__Work required__. Go through the data below and copy it exactly, skipping every picture.

__Dataset section__.
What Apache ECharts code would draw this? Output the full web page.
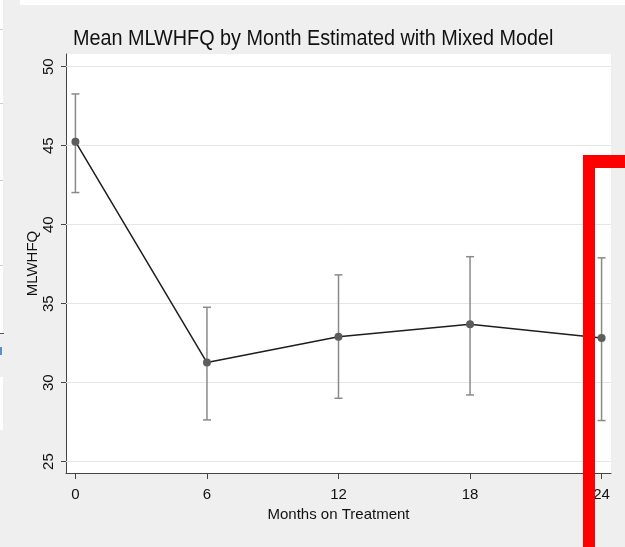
<!DOCTYPE html>
<html>
<head>
<meta charset="utf-8">
<script src="https://cdn.jsdelivr.net/npm/echarts@6/dist/echarts.min.js"></script>
<style>
html, body { margin: 0; padding: 0; background: #efefef; }
#main { width: 625px; height: 547px; }
</style>
</head>
<body>
<div id="main"></div>
<script>
// values
var months = [0, 6, 12, 18, 24];
var meanScore = [45.25, 31.27, 32.91, 33.69, 32.83];
var ciLower = [42.03, 27.64, 29.01, 29.22, 27.6];
var ciUpper = [48.27, 34.77, 36.82, 37.97, 37.9];
var xTicks = [0, 6, 12, 18, 24];
var yTicks = [25, 30, 35, 40, 45, 50];

var font = 'Liberation Sans';

var linePoints = months.map(function (m, i) { return [m, meanScore[i]]; });
var barPoints = months.map(function (m, i) { return [m, ciLower[i], ciUpper[i]]; });

function renderErrorBar(params, api) {
    var x = api.value(0);
    var lo = api.coord([x, api.value(1)]);
    var hi = api.coord([x, api.value(2)]);
    var cap = 4;
    var style = { stroke: '#8a8a8a', lineWidth: 1.5 };
    return {
        type: 'group',
        children: [
            { type: 'line', shape: { x1: lo[0], y1: lo[1], x2: hi[0], y2: hi[1] }, style: style },
            { type: 'line', shape: { x1: hi[0] - cap, y1: hi[1], x2: hi[0] + cap, y2: hi[1] }, style: style },
            { type: 'line', shape: { x1: lo[0] - cap, y1: lo[1], x2: lo[0] + cap, y2: lo[1] }, style: style }
        ]
    };
}

option = {
    backgroundColor: '#efefef',
    animation: false,
    textStyle: { fontFamily: font },
    grid: {
        left: 66,
        right: 14,
        top: 54,
        bottom: 74,
        show: true,
        backgroundColor: '#ffffff',
        borderWidth: 0
    },
    xAxis: {
        type: 'value',
        min: -0.43,
        max: 24.43,
        name: 'Months on Treatment',
        nameLocation: 'middle',
        nameGap: 34,
        nameMoveOverlap: false,
        nameTextStyle: { fontSize: 15, color: '#111', fontFamily: font },
        axisLine: { onZero: false, lineStyle: { color: '#444', width: 1 } },
        axisTick: { customValues: xTicks, length: 6, lineStyle: { color: '#444' } },
        axisLabel: { customValues: xTicks, fontSize: 15, color: '#111', margin: 14, fontFamily: font },
        splitLine: { show: false }
    },
    yAxis: {
        type: 'value',
        min: 24.28,
        max: 50.8,
        name: 'MLWHFQ',
        nameLocation: 'middle',
        nameGap: 26,
        nameMoveOverlap: false,
        nameTextStyle: { fontSize: 15, color: '#111', fontFamily: font },
        axisLine: { show: true, onZero: false, lineStyle: { color: '#444', width: 1 } },
        axisTick: { show: true, customValues: yTicks, length: 5, lineStyle: { color: '#444' } },
        axisLabel: { customValues: yTicks, rotate: 90, fontSize: 15, color: '#111', margin: 10, fontFamily: font },
        splitLine: { show: false }
    },
    series: [{
        // horizontal grid lines at the y ticks
        type: 'line',
        data: [],
        z: 1,
        markLine: {
            silent: true,
            z: 1,
            symbol: 'none',
            label: { show: false },
            lineStyle: { color: '#e6e6e6', width: 1, type: 'solid' },
            data: yTicks.map(function (v) { return { yAxis: v }; })
        }
    }, {
        type: 'custom',
        renderItem: renderErrorBar,
        data: barPoints,
        z: 2
    }, {
        type: 'line',
        data: linePoints,
        z: 3,
        symbol: 'circle',
        symbolSize: 8,
        lineStyle: { color: '#1e1e1e', width: 1.5 },
        itemStyle: { color: '#5c5c5c' }
    }],
    graphic: [
        // screenshot edges
        { type: 'rect', shape: { x: 20, y: 0, width: 605, height: 5 }, style: { fill: '#ffffff' } },
        { type: 'rect', shape: { x: 0, y: 0, width: 3, height: 333 }, style: { fill: '#ffffff' } },
        { type: 'rect', shape: { x: 0, y: 29, width: 3, height: 1 }, style: { fill: '#cccccc' } },
        { type: 'rect', shape: { x: 0, y: 103, width: 3, height: 1 }, style: { fill: '#cccccc' } },
        { type: 'rect', shape: { x: 0, y: 180, width: 3, height: 1 }, style: { fill: '#cccccc' } },
        { type: 'rect', shape: { x: 0, y: 265, width: 3, height: 1 }, style: { fill: '#cccccc' } },
        { type: 'rect', shape: { x: 0, y: 333, width: 4, height: 1 }, style: { fill: '#555555' } },
        { type: 'rect', shape: { x: 0, y: 347, width: 2, height: 8 }, style: { fill: '#5b8fc9' } },
        { type: 'rect', shape: { x: 0, y: 377, width: 3, height: 53 }, style: { fill: '#ffffff' } },
        {
            type: 'text',
            x: 73,
            y: 39,
            scaleX: 0.9,
            style: {
                text: 'Mean MLWHFQ by Month Estimated with Mixed Model',
                fontFamily: font,
                fontSize: 22,
                fill: '#111',
                align: 'left',
                verticalAlign: 'middle'
            }
        },
        // red annotation box
        { type: 'rect', z: 100, shape: { x: 583, y: 155, width: 12, height: 392 }, style: { fill: '#ff0000' } },
        { type: 'rect', z: 100, shape: { x: 583, y: 155, width: 42, height: 13 }, style: { fill: '#ff0000' } }
    ]
};

var chart = echarts.init(document.getElementById('main'));
chart.setOption(option);
</script>
</body>
</html>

__Response for this exercise__.
What Apache ECharts code would draw this? Output the full web page.
<!DOCTYPE html>
<html>
<head>
<meta charset="utf-8">
<script src="https://cdn.jsdelivr.net/npm/echarts@6/dist/echarts.min.js"></script>
<style>
html, body { margin: 0; padding: 0; background: #efefef; }
#main { width: 625px; height: 547px; }
</style>
</head>
<body>
<div id="main"></div>
<script>
// values
var months = [0, 6, 12, 18, 24];
var meanScore = [45.25, 31.27, 32.91, 33.69, 32.83];
var ciLower = [42.03, 27.64, 29.01, 29.22, 27.6];
var ciUpper = [48.27, 34.77, 36.82, 37.97, 37.9];
var xTicks = [0, 6, 12, 18, 24];
var yTicks = [25, 30, 35, 40, 45, 50];

var font = 'Liberation Sans';

var linePoints = months.map(function (m, i) { return [m, meanScore[i]]; });
var barPoints = months.map(function (m, i) { return [m, ciLower[i], ciUpper[i]]; });

function renderErrorBar(params, api) {
    var x = api.value(0);
    var lo = api.coord([x, api.value(1)]);
    var hi = api.coord([x, api.value(2)]);
    var cap = 4;
    var style = { stroke: '#8a8a8a', lineWidth: 1.5 };
    return {
        type: 'group',
        children: [
            { type: 'line', shape: { x1: lo[0], y1: lo[1], x2: hi[0], y2: hi[1] }, style: style },
            { type: 'line', shape: { x1: hi[0] - cap, y1: hi[1], x2: hi[0] + cap, y2: hi[1] }, style: style },
            { type: 'line', shape: { x1: lo[0] - cap, y1: lo[1], x2: lo[0] + cap, y2: lo[1] }, style: style }
        ]
    };
}

option = {
    backgroundColor: '#efefef',
    animation: false,
    textStyle: { fontFamily: font },
    grid: {
        left: 66,
        right: 14,
        top: 54,
        bottom: 74,
        show: true,
        backgroundColor: '#ffffff',
        borderWidth: 0
    },
    xAxis: {
        type: 'value',
        min: -0.43,
        max: 24.43,
        name: 'Months on Treatment',
        nameLocation: 'middle',
        nameGap: 34,
        nameMoveOverlap: false,
        nameTextStyle: { fontSize: 15, color: '#111', fontFamily: font },
        axisLine: { onZero: false, lineStyle: { color: '#444', width: 1 } },
        axisTick: { customValues: xTicks, length: 6, lineStyle: { color: '#444' } },
        axisLabel: { customValues: xTicks, fontSize: 15, color: '#111', margin: 14, fontFamily: font },
        splitLine: { show: false }
    },
    yAxis: {
        type: 'value',
        min: 24.28,
        max: 50.8,
        name: 'MLWHFQ',
        nameLocation: 'middle',
        nameGap: 26,
        nameMoveOverlap: false,
        nameTextStyle: { fontSize: 15, color: '#111', fontFamily: font },
        axisLine: { show: true, onZero: false, lineStyle: { color: '#444', width: 1 } },
        axisTick: { show: true, customValues: yTicks, length: 5, lineStyle: { color: '#444' } },
        axisLabel: { customValues: yTicks, rotate: 90, fontSize: 15, color: '#111', margin: 10, fontFamily: font },
        splitLine: { show: false }
    },
    series: [{
        // horizontal grid lines at the y ticks
        type: 'line',
        data: [],
        z: 1,
        markLine: {
            silent: true,
            z: 1,
            symbol: 'none',
            label: { show: false },
            lineStyle: { color: '#e6e6e6', width: 1, type: 'solid' },
            data: yTicks.map(function (v) { return { yAxis: v }; })
        }
    }, {
        type: 'custom',
        renderItem: renderErrorBar,
        data: barPoints,
        z: 2
    }, {
        type: 'line',
        data: linePoints,
        z: 3,
        symbol: 'circle',
        symbolSize: 8,
        lineStyle: { color: '#1e1e1e', width: 1.5 },
        itemStyle: { color: '#5c5c5c' }
    }],
    graphic: [
        // screenshot edges
        { type: 'rect', shape: { x: 20, y: 0, width: 605, height: 5 }, style: { fill: '#ffffff' } },
        { type: 'rect', shape: { x: 0, y: 0, width: 3, height: 333 }, style: { fill: '#ffffff' } },
        { type: 'rect', shape: { x: 0, y: 29, width: 3, height: 1 }, style: { fill: '#cccccc' } },
        { type: 'rect', shape: { x: 0, y: 103, width: 3, height: 1 }, style: { fill: '#cccccc' } },
        { type: 'rect', shape: { x: 0, y: 180, width: 3, height: 1 }, style: { fill: '#cccccc' } },
        { type: 'rect', shape: { x: 0, y: 265, width: 3, height: 1 }, style: { fill: '#cccccc' } },
        { type: 'rect', shape: { x: 0, y: 333, width: 4, height: 1 }, style: { fill: '#555555' } },
        { type: 'rect', shape: { x: 0, y: 347, width: 2, height: 8 }, style: { fill: '#5b8fc9' } },
        { type: 'rect', shape: { x: 0, y: 377, width: 3, height: 53 }, style: { fill: '#ffffff' } },
        {
            type: 'text',
            x: 73,
            y: 39,
            scaleX: 0.9,
            style: {
                text: 'Mean MLWHFQ by Month Estimated with Mixed Model',
                fontFamily: font,
                fontSize: 22,
                fill: '#111',
                align: 'left',
                verticalAlign: 'middle'
            }
        },
        // red annotation box
        { type: 'rect', z: 100, shape: { x: 583, y: 155, width: 12, height: 392 }, style: { fill: '#ff0000' } },
        { type: 'rect', z: 100, shape: { x: 583, y: 155, width: 42, height: 13 }, style: { fill: '#ff0000' } }
    ]
};

var chart = echarts.init(document.getElementById('main'));
chart.setOption(option);
</script>
</body>
</html>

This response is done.